Ballot design: The move to proportional representation for Senate elections from 1949 did not require any change in the design of ballot papers. Both the previous preferential block voting and the proportional representation by the single transferable vote (STV) method required a voter to rank the individual candidates on the ballot in the order of the voter's choice. The electoral systems differed only in the way the ranked order of candidates on each ballot was counted.

This meant that changes made to Senate ballot papers in the Commonwealth Electoral Act 1940 (No.19 of 1940) continued to apply. Section 7 of the 1940 Electoral Act enabled candidates who ran in a party grouping on the ballot paper to agree on the order in which their names would be ranked in the group rather than an alphabetical listing (although no party labels were attached to the groups). Those candidates who ran as Independents were listed in an unmarked group at the end of the ballot paper.

Similarly, under section 17(b) of the 1940 Act, the placing of the groups was decided by lot organized by the Commonwealth Electoral Officer in each state. Section 17(c) applied the same process to decide the order of any Independent candidates within their unmarked group. In addition, the groups of candidates were arranged horizontally on the ballot paper rather than vertically so that the ballot followed the model set out in Form E in the Act.

Voting continued to be compulsory and voters were required to rank all candidates on the ballot paper for their votes to be valid. The membership of the Senate had been increased from 36 to 60 for the 1949 and subsequent elections, with 5 seats to be elected from each state at half Senate elections (for details and context, see the notes to the 1949 Senate election).

The number of candidates on the ballot paper in each state -- an average of more than a dozen at this Senate election in 1955 -- coupled with the absence of party labels for the party groupings on the ballot, presented voters with a challenging task. Political parties aimed to remedy this by issuing how-to-vote cards to aid their supporters to vote for their chosen party and to encourage them to rank party candidates in the party preferred order. Notwithstanding these cards, the task of ranking a dozen candidates was too much for many voters and contributed to a high rate of informal (invalid) voting.

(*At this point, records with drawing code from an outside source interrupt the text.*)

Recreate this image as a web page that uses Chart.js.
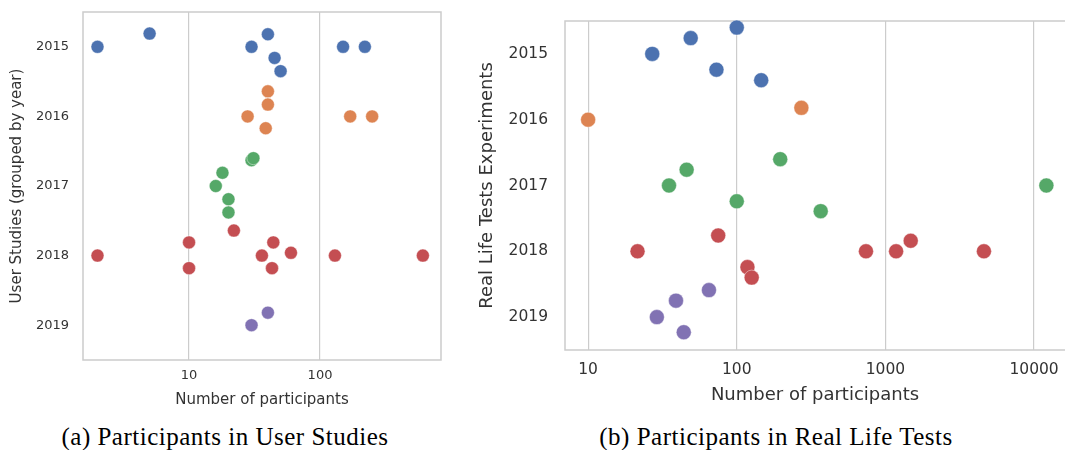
<!DOCTYPE html>
<html>
<head>
<meta charset="utf-8">
<script src="https://cdn.jsdelivr.net/npm/chart.js@4.4.0/dist/chart.umd.min.js"></script>
<style>
  html, body { margin: 0; padding: 0; background: #fff; overflow: hidden; }
  body { width: 1065px; height: 450px; position: relative; }
  canvas { position: absolute; top: 0; }
  #userChart { left: 0; }
  #realChart { left: 470px; }
  .caption {
    position: absolute; top: 424px;
    font-family: "Liberation Serif", serif; font-size: 25px; line-height: 25px;
    letter-spacing: 0.5px; color: #000; white-space: nowrap;
    transform: translateX(-50%);
  }
</style>
</head>
<body>
<canvas id="userChart" width="450" height="415"></canvas>
<canvas id="realChart" width="595" height="415"></canvas>
<div class="caption" style="left:225px">(a) Participants in User Studies</div>
<div class="caption" style="left:776px">(b) Participants in Real Life Tests</div>
<script>
const years = ["2015", "2016", "2017", "2018", "2019"];
const colors = ["#4C72B0", "#DD8452", "#55A868", "#C44E52", "#8172B3"];

// participants per study, one list per year (a)
const userCounts = [
  [2, 5, 40, 30, 45, 50, 150, 220],
  [40, 40, 28, 38.5, 170, 250],
  [30, 31, 18, 16, 20, 20],
  [22, 10, 2, 10, 36, 44, 60, 43, 130, 610],
  [40, 30],
];
// vertical jitter of each point around its year row
const userJitter = [
  [0, -0.19, -0.18, 0, 0.16, 0.35, 0, 0],
  [-0.36, -0.17, 0, 0.17, 0, 0],
  [-0.37, -0.4, -0.19, 0, 0.19, 0.38],
  [-0.36, -0.19, 0, 0.18, 0, -0.19, -0.04, 0.18, 0, 0],
  [-0.18, 0],
];

// participants per real life test, one list per year (b)
const realCounts = [
  [100, 49, 27, 73, 146],
  [10, 272],
  [196, 46, 35, 12100, 100, 367],
  [75, 21.5, 740, 1180, 1480, 4600, 118, 126],
  [65, 39, 29, 44],
];
const realJitter = [
  [-0.4, -0.24, 0, 0.24, 0.4],
  [0, -0.18],
  [-0.4, -0.24, 0, 0, 0.24, 0.39],
  [-0.24, 0, 0, 0, -0.16, 0, 0.24, 0.4],
  [-0.41, -0.25, 0, 0.23],
];

const userTicks = [10, 100];
const realTicks = [10, 100, 1000, 10000];

Chart.defaults.font.family = "DejaVu Sans";
Chart.defaults.color = "#333";

const frame = {
  id: "frame",
  beforeDatasetsDraw(chart, args, opts) {
    const { ctx, chartArea: a } = chart;
    ctx.save();
    ctx.strokeStyle = "#cccccc";
    ctx.lineWidth = 1.5;
    ctx.beginPath();
    if (opts.right) {
      ctx.rect(a.left, a.top, a.right - a.left, a.bottom - a.top);
    } else {
      ctx.moveTo(a.right + 2, a.top);
      ctx.lineTo(a.left, a.top);
      ctx.lineTo(a.left, a.bottom);
      ctx.lineTo(a.right + 2, a.bottom);
    }
    ctx.stroke();
    ctx.restore();
  },
};

function buildDatasets(counts, jitter, radius) {
  return counts.map((list, i) => ({
    label: years[i],
    data: list.map((v, j) => ({ x: v, y: i + jitter[i][j] })),
    backgroundColor: colors[i],
    borderColor: "rgba(255,255,255,0.7)",
    borderWidth: 0.6,
    pointRadius: radius,
    pointHoverRadius: radius,
    clip: false,
  }));
}

function makeChart(id, cfg) {
  new Chart(document.getElementById(id), {
    type: "scatter",
    data: { datasets: buildDatasets(cfg.counts, cfg.jitter, cfg.radius) },
    plugins: [frame],
    options: {
      responsive: false,
      animation: false,
      layout: {
        autoPadding: false,
        padding: { top: cfg.top, right: cfg.right, left: 0, bottom: 0 },
      },
      plugins: {
        legend: { display: false },
        tooltip: { enabled: false },
        frame: { right: cfg.drawRight },
      },
      scales: {
        x: {
          type: "logarithmic",
          min: cfg.xmin,
          max: cfg.xmax,
          afterBuildTicks: (s) => { s.ticks = cfg.ticks.map((v) => ({ value: v })); },
          afterFit: (s) => {
            s.height = cfg.xHeight;
            s.paddingLeft = 0;
            s.paddingRight = 0;
          },
          ticks: {
            autoSkip: false,
            maxRotation: 0,
            padding: cfg.xTickPad,
            font: { size: cfg.tickSize },
            callback: (v) => String(v),
          },
          grid: { color: "#cccccc", lineWidth: 1.2, drawTicks: false },
          border: { display: false },
          title: {
            display: true,
            text: "Number of participants",
            font: { size: cfg.titleSize },
            padding: { top: 0, bottom: cfg.xTitlePad },
          },
        },
        y: {
          type: "linear",
          reverse: true,
          min: -0.5,
          max: 4.5,
          afterBuildTicks: (s) => { s.ticks = years.map((y, i) => ({ value: i })); },
          afterFit: (s) => {
            s.width = cfg.yWidth;
            s.paddingTop = 0;
            s.paddingBottom = 0;
          },
          ticks: {
            padding: cfg.yTickPad,
            font: { size: cfg.tickSize },
            callback: (v) => years[v],
          },
          grid: { display: false, drawTicks: false },
          border: { display: false },
          title: {
            display: true,
            text: cfg.yTitle,
            font: { size: cfg.titleSize },
            padding: { top: cfg.yTitlePad, bottom: 0 },
          },
        },
      },
    },
  });
}

makeChart("userChart", {
  counts: userCounts, jitter: userJitter, radius: 6.5,
  ticks: userTicks, xmin: 1.55, xmax: 839,
  top: 12, right: 9, drawRight: true,
  xHeight: 55, yWidth: 83,
  tickSize: 13, titleSize: 15,
  xTickPad: 8, yTickPad: 14, xTitlePad: 6, yTitlePad: 8,
  yTitle: "User Studies (grouped by year)",
});

makeChart("realChart", {
  counts: realCounts, jitter: realJitter, radius: 7.5,
  ticks: realTicks, xmin: 6.99, xmax: 16150,
  top: 21, right: 0, drawRight: false,
  xHeight: 65, yWidth: 95,
  tickSize: 15.5, titleSize: 18,
  xTickPad: 11, yTickPad: 17, xTitlePad: 9, yTitlePad: 7,
  yTitle: "Real Life Tests Experiments",
});
</script>
</body>
</html>
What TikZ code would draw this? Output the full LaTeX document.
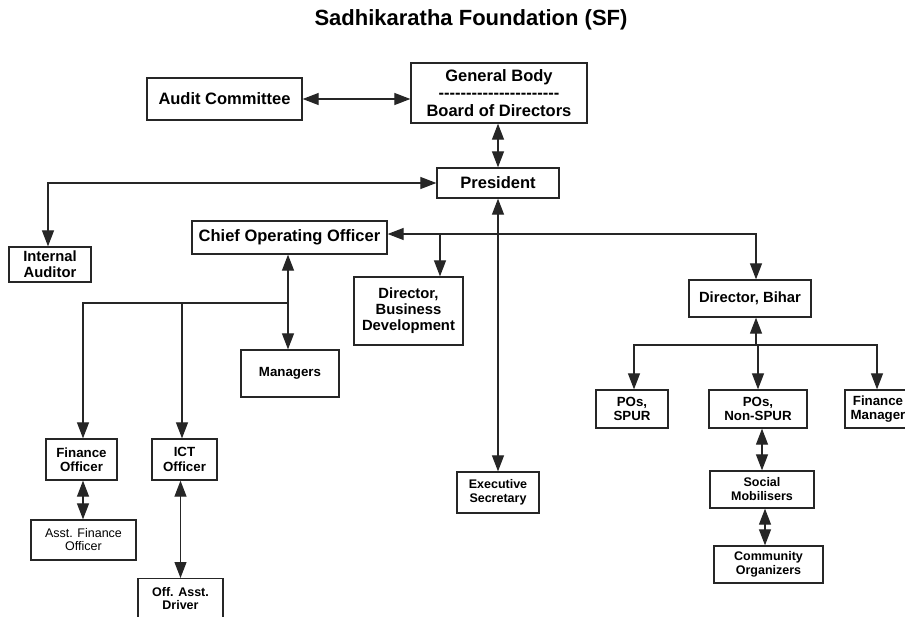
\documentclass[tikz,border=0pt]{standalone}
\usepackage{fontspec}
\setmainfont{Liberation Sans}
\usetikzlibrary{arrows.meta}
\newcommand\hy{\mbox{-}}
\tikzset{
  box/.style={draw=black!85, line width=1.3pt, inner sep=0pt, align=center, text=black},
  fbig/.style={font=\fontsize{16.5}{18.5}\selectfont\bfseries},
  fmid/.style={font=\fontsize{14.8}{16}\selectfont\bfseries},
  fms/.style={font=\fontsize{13.3}{14.5}\selectfont\bfseries},
  fsm/.style={font=\fontsize{12.5}{14}\selectfont\bfseries},
  freg/.style={font=\fontsize{12.5}{13}\selectfont},
  conn/.style={line width=1.2pt, draw=black!85},
  one/.style={conn, -{Triangle[length=16pt,width=12pt]}},
  two/.style={conn, {Triangle[length=16pt,width=12pt]}-{Triangle[length=16pt,width=12pt]}},
}
\begin{document}
\begin{tikzpicture}[x=1pt,y=-1pt]
\useasboundingbox (0,0) rectangle (905,616);
\clip (0,0) rectangle (905,616);
% title
\node[font=\fontsize{22}{24}\selectfont\bfseries] (title) at (471,20) {Sadhikaratha Foundation (SF)};
% nodes
\node[box,fbig,minimum width=155pt,minimum height=42pt] (audit) at (224.5,99) {Audit Committee};
\node[box,fbig,minimum width=176pt,minimum height=60pt] (gb) at (499,93) {General Body\\[-1pt]\hy\hy\hy\hy\hy\hy\hy\hy\hy\hy\hy\hy\hy\hy\hy\hy\hy\hy\hy\hy\hy\hy\\[-1pt]Board of Directors};
\node[box,fbig,minimum width=122pt,minimum height=30pt] (pres) at (498,183) {President};
\node[box,fmid,minimum width=82pt,minimum height=35pt] (ia) at (50,264.5) {Internal\\Auditor};
\node[box,fbig,minimum width=195pt,minimum height=33pt] (coo) at (289.5,237.5) {Chief Operating Officer};
\node[box,fmid,minimum width=109pt,minimum height=68pt] (dbd) at (408.5,311) {Director,\\Business\\Development};
\node[box,fms,minimum width=98pt,minimum height=47pt] (mgr) at (290,373.5) {Managers};
\node[box,fms,minimum width=71pt,minimum height=41pt] (fo) at (81.5,459.5) {Finance\\Officer};
\node[box,fms,minimum width=65pt,minimum height=41pt] (ict) at (184.5,459.5) {ICT\\Officer};
\node[box,freg,minimum width=105pt,minimum height=40pt] (afo) at (83.5,540) {Asst. Finance\\Officer};
\node[box,fsm,minimum width=85pt,minimum height=40pt,anchor=north] (drv) at (180.5,578) {Off. Asst.\\[-1pt]Driver};
\node[box,fsm,minimum width=82pt,minimum height=41pt] (es) at (498,492.5) {Executive\\Secretary};
\node[box,fmid,minimum width=122pt,minimum height=37pt] (db) at (750,298.5) {Director, Bihar};
\node[box,fms,minimum width=72pt,minimum height=38pt] (pos) at (632,409) {POs,\\SPUR};
\node[box,fms,minimum width=98pt,minimum height=38pt] (posn) at (758,409) {POs,\\Non-SPUR};
\node[box,fms,minimum width=66pt,minimum height=38pt] (fm) at (878,409) {Finance\\Manager};
\node[box,fsm,minimum width=104pt,minimum height=37pt] (sm) at (762,489.5) {Social\\Mobilisers};
\node[box,fsm,minimum width=109pt,minimum height=37pt] (co) at (768.5,564.5) {Community\\Organizers};
% connectors
\draw[two] (audit.east) -- (audit.east -| gb.west);
\draw[two] (pres.north |- gb.south) -- (pres.north);
\draw[two] (pres.west) -| ([xshift=-2pt]ia.north);
\draw[two] (pres.south) -- (pres.south |- es.north);
\coordinate (cooe) at ([yshift=3.5pt]coo.east);
\draw[two] (cooe) -| ([xshift=6pt]db.north);
\draw[one] ([xshift=31.5pt]dbd.north |- cooe) -- ([xshift=31.5pt]dbd.north);
\draw[two] ([xshift=-1.5pt]coo.south) -- ([xshift=-1.5pt]coo.south |- mgr.north);
\coordinate (br) at (287,303);
\draw[one] (br) -| ([xshift=1.5pt]fo.north);
\draw[one] ([xshift=-2.5pt]ict.north |- br) -- ([xshift=-2.5pt]ict.north);
\draw[two] ([xshift=1.5pt]fo.south) -- ([xshift=1.5pt]fo.south |- afo.north);
\draw[two] (drv.north |- ict.south) -- (drv.north);
\coordinate (jb) at (756,345);
\draw[one] (jb) -- (jb |- db.south);
\draw[one] (jb) -| ([xshift=2pt]pos.north);
\draw[one] (jb) -| ([xshift=-1pt]fm.north);
\draw[one] (posn.north |- jb) -- (posn.north);
\draw[two] (sm.north |- posn.south) -- (sm.north);
\draw[two] ([xshift=3pt]sm.south) -- ([xshift=3pt]sm.south |- co.north);
\end{tikzpicture}
\end{document}
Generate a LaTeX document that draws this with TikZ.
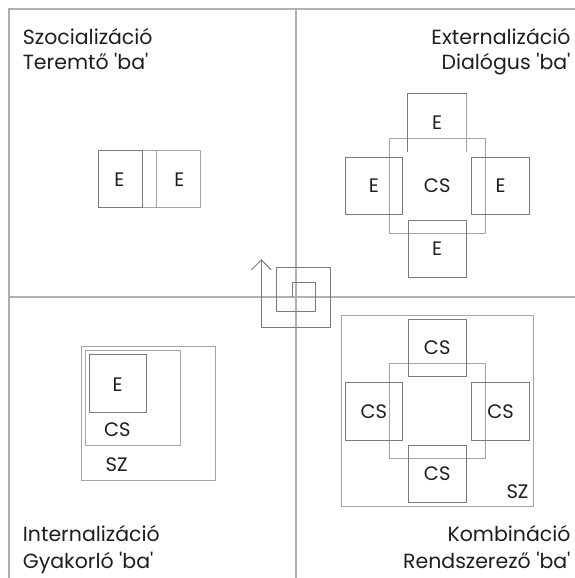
\documentclass[tikz,border=0pt]{standalone}
\usepackage{fontspec}
\setmainfont{Poppins}
\usetikzlibrary{arrows.meta}
\definecolor{frame1}{HTML}{B0B0B0}
\definecolor{box1}{HTML}{7A7A7A}
\definecolor{box2}{HTML}{A4A4A4}
\definecolor{ink1}{HTML}{1E1E1E}

\tikzset{
  qlabel/.style={inner sep=0pt, text=ink1, font=\fontsize{20.5}{24}\selectfont},
  blabel/.style={inner sep=0pt, text=ink1, font=\fontsize{19.5}{22}\selectfont},
  ebox/.style={draw=box1, line width=0.9pt, inner sep=0pt, minimum width=57.7pt, minimum height=57.5pt, text=ink1, font=\fontsize{19.5}{22}\selectfont}
}
\newcommand{\ba}{\textquotesingle ba\textquotesingle}

\begin{document}
\begin{tikzpicture}[x=1pt,y=-1pt]

\useasboundingbox (0,0) rectangle (575,578);

\begin{scope}

\draw[frame1,line width=1.3pt] (9,578) -- (9,9) -- (575,9);
\draw[frame1,line width=1.3pt] (296,9) -- (296,578);
\draw[frame1,line width=1.1pt] (9,297) -- (575,297);

\node[qlabel,anchor=base west] (szoc) at (22.7,45) {Szocializáció};
\node[qlabel,anchor=base west] (szocba) at (22.7,70) {Teremtő \ba};
\node[qlabel,anchor=base east] (ext) at (570.7,45) {Externalizáció};
\node[qlabel,anchor=base east] (extba) at (570.7,70) {Dialógus \ba};
\node[qlabel,anchor=base west] (inte) at (22.7,541) {Internalizáció};
\node[qlabel,anchor=base west] (inteba) at (22.7,568) {Gyakorló \ba};
\node[qlabel,anchor=base east] (komb) at (570.7,541) {Kombináció};
\node[qlabel,anchor=base east] (kombba) at (570.7,568) {Rendszerező \ba};

\draw[box2,line width=0.9pt] (142.3,150.7) rectangle (200,207.3);
\draw[box1,line width=0.9pt] (98.3,150.7) rectangle (142.3,207.3);
\draw[box2,line width=0.9pt] (156,150.7) -- (156,207.3);
\node[blabel] (szocE1) at (119.5,179.3) {E};
\node[blabel] (szocE2) at (179.3,179.3) {E};

\node[ebox,draw=box2,minimum width=95.7pt,minimum height=95pt] (extCS) at (437.2,185.8) {CS};
\node[ebox,draw=none] (extE1) at (437.2,122.9) {E};
\draw[box1,line width=0.9pt] (extE1.south west) -- (extE1.north west) -- (extE1.north east);
\draw[box2,line width=0.9pt] (extE1.north east) -- (extE1.south east);
\node[ebox] (extE2) at (373.9,185.8) {E};
\node[ebox] (extE3) at (500.5,185.8) {E};
\node[ebox] (extE4) at (437.2,248.9) {E};

\draw[box2,line width=0.9pt] (81.7,346.7) rectangle (215.7,480);
\draw[box2,line width=0.9pt] (85.3,350.7) rectangle (180.7,445.7);
\draw[box1,line width=0.9pt] (89.3,354) rectangle (146.7,412.3);
\node[blabel] (inteE) at (117.7,385) {E};
\node[blabel] (inteCS) at (117.3,430) {CS};
\node[blabel] (inteSZ) at (116.7,465) {SZ};

\draw[box2,line width=0.9pt] (341.7,315) rectangle (533.3,506.7);
\draw[box2,line width=0.9pt] (389.3,363.3) rectangle (485,458.3);
\node[ebox] (kombCS1) at (437.2,348) {CS};
\node[ebox] (kombCS2) at (373.9,411.4) {CS};
\node[ebox] (kombCS3) at (500.5,411.4) {CS};
\node[ebox] (kombCS4) at (437.2,473.7) {CS};
\node[blabel] (kombSZ) at (517.5,491.7) {SZ};

\draw[box1,line width=0.9pt,-{Straight Barb[length=10pt,width=20pt]}] (292.3,297.3) -- (292.3,282.7) -- (315,282.7) -- (315,311.7) -- (276.7,311.7) -- (276.7,267.3) -- (330.3,267.3) -- (330.3,327.3) -- (261.3,327.3) -- (261.3,259.3);

\end{scope}

\end{tikzpicture}
\end{document}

Australian Labor Party: Tensions within the Australian Labor Party and the trade union movement over attitudes to Communism and the influence of Communist sympathizers within the Party organization came to a head in 1954, forcing a split in the Party in 1955 and the creation of the Anti-Communist Labor Party (see Murray in 'References', below). In Victoria, the split divided both the Labor Party organization and the Victorian Parliamentary Party, and Victorian members of the Labor Party in the federal parliament.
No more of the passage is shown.